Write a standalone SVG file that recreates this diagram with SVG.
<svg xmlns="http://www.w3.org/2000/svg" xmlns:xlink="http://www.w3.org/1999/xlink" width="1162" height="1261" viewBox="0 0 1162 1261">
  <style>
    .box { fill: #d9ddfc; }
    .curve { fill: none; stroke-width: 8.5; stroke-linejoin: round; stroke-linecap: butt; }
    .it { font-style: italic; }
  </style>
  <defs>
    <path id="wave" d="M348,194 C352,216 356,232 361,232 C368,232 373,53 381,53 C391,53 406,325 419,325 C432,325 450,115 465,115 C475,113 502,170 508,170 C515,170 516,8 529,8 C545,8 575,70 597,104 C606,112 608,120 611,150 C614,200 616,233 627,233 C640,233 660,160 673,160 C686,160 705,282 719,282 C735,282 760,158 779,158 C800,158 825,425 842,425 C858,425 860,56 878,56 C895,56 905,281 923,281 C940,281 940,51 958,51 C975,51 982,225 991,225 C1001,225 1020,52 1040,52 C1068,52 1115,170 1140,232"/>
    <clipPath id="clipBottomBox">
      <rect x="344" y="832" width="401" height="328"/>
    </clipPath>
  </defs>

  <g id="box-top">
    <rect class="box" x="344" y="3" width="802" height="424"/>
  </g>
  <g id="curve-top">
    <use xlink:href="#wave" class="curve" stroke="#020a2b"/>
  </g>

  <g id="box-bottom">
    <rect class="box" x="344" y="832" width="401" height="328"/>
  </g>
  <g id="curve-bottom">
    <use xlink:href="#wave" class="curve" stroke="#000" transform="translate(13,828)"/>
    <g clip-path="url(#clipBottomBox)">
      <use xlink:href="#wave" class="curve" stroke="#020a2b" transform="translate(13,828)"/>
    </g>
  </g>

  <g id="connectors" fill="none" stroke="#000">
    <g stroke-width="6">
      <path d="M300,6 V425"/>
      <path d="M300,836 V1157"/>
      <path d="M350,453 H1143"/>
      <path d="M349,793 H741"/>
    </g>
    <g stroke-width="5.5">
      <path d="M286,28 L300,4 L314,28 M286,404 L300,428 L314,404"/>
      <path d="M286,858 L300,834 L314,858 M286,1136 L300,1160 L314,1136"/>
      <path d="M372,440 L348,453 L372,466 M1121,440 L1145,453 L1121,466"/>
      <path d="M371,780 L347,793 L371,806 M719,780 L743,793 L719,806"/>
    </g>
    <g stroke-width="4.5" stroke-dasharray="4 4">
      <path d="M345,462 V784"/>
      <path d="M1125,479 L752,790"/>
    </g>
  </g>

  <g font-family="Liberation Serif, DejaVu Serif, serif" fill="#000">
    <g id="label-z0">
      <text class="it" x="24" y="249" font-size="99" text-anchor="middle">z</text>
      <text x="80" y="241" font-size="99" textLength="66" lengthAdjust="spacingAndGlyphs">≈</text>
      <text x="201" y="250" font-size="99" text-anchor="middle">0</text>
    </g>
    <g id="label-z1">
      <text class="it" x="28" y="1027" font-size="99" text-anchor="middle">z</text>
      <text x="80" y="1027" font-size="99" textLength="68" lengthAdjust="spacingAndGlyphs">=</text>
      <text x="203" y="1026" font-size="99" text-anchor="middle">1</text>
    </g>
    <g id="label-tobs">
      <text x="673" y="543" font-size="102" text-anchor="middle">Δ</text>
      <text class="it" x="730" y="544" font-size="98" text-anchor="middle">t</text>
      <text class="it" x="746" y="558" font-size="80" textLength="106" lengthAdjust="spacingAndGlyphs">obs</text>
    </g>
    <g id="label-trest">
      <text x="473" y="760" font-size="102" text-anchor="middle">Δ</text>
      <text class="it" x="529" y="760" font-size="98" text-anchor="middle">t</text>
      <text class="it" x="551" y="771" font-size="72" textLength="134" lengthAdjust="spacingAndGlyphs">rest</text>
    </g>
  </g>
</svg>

▶ [Short problem] Reproduce the material verbatim, line by line.

▶ [Solution for this problem]
Write a standalone SVG file that recreates this diagram with SVG.
<svg xmlns="http://www.w3.org/2000/svg" xmlns:xlink="http://www.w3.org/1999/xlink" width="1162" height="1261" viewBox="0 0 1162 1261">
  <style>
    .box { fill: #d9ddfc; }
    .curve { fill: none; stroke-width: 8.5; stroke-linejoin: round; stroke-linecap: butt; }
    .it { font-style: italic; }
  </style>
  <defs>
    <path id="wave" d="M348,194 C352,216 356,232 361,232 C368,232 373,53 381,53 C391,53 406,325 419,325 C432,325 450,115 465,115 C475,113 502,170 508,170 C515,170 516,8 529,8 C545,8 575,70 597,104 C606,112 608,120 611,150 C614,200 616,233 627,233 C640,233 660,160 673,160 C686,160 705,282 719,282 C735,282 760,158 779,158 C800,158 825,425 842,425 C858,425 860,56 878,56 C895,56 905,281 923,281 C940,281 940,51 958,51 C975,51 982,225 991,225 C1001,225 1020,52 1040,52 C1068,52 1115,170 1140,232"/>
    <clipPath id="clipBottomBox">
      <rect x="344" y="832" width="401" height="328"/>
    </clipPath>
  </defs>

  <g id="box-top">
    <rect class="box" x="344" y="3" width="802" height="424"/>
  </g>
  <g id="curve-top">
    <use xlink:href="#wave" class="curve" stroke="#020a2b"/>
  </g>

  <g id="box-bottom">
    <rect class="box" x="344" y="832" width="401" height="328"/>
  </g>
  <g id="curve-bottom">
    <use xlink:href="#wave" class="curve" stroke="#000" transform="translate(13,828)"/>
    <g clip-path="url(#clipBottomBox)">
      <use xlink:href="#wave" class="curve" stroke="#020a2b" transform="translate(13,828)"/>
    </g>
  </g>

  <g id="connectors" fill="none" stroke="#000">
    <g stroke-width="6">
      <path d="M300,6 V425"/>
      <path d="M300,836 V1157"/>
      <path d="M350,453 H1143"/>
      <path d="M349,793 H741"/>
    </g>
    <g stroke-width="5.5">
      <path d="M286,28 L300,4 L314,28 M286,404 L300,428 L314,404"/>
      <path d="M286,858 L300,834 L314,858 M286,1136 L300,1160 L314,1136"/>
      <path d="M372,440 L348,453 L372,466 M1121,440 L1145,453 L1121,466"/>
      <path d="M371,780 L347,793 L371,806 M719,780 L743,793 L719,806"/>
    </g>
    <g stroke-width="4.5" stroke-dasharray="4 4">
      <path d="M345,462 V784"/>
      <path d="M1125,479 L752,790"/>
    </g>
  </g>

  <g font-family="Liberation Serif, DejaVu Serif, serif" fill="#000">
    <g id="label-z0">
      <text class="it" x="24" y="249" font-size="99" text-anchor="middle">z</text>
      <text x="80" y="241" font-size="99" textLength="66" lengthAdjust="spacingAndGlyphs">≈</text>
      <text x="201" y="250" font-size="99" text-anchor="middle">0</text>
    </g>
    <g id="label-z1">
      <text class="it" x="28" y="1027" font-size="99" text-anchor="middle">z</text>
      <text x="80" y="1027" font-size="99" textLength="68" lengthAdjust="spacingAndGlyphs">=</text>
      <text x="203" y="1026" font-size="99" text-anchor="middle">1</text>
    </g>
    <g id="label-tobs">
      <text x="673" y="543" font-size="102" text-anchor="middle">Δ</text>
      <text class="it" x="730" y="544" font-size="98" text-anchor="middle">t</text>
      <text class="it" x="746" y="558" font-size="80" textLength="106" lengthAdjust="spacingAndGlyphs">obs</text>
    </g>
    <g id="label-trest">
      <text x="473" y="760" font-size="102" text-anchor="middle">Δ</text>
      <text class="it" x="529" y="760" font-size="98" text-anchor="middle">t</text>
      <text class="it" x="551" y="771" font-size="72" textLength="134" lengthAdjust="spacingAndGlyphs">rest</text>
    </g>
  </g>
</svg>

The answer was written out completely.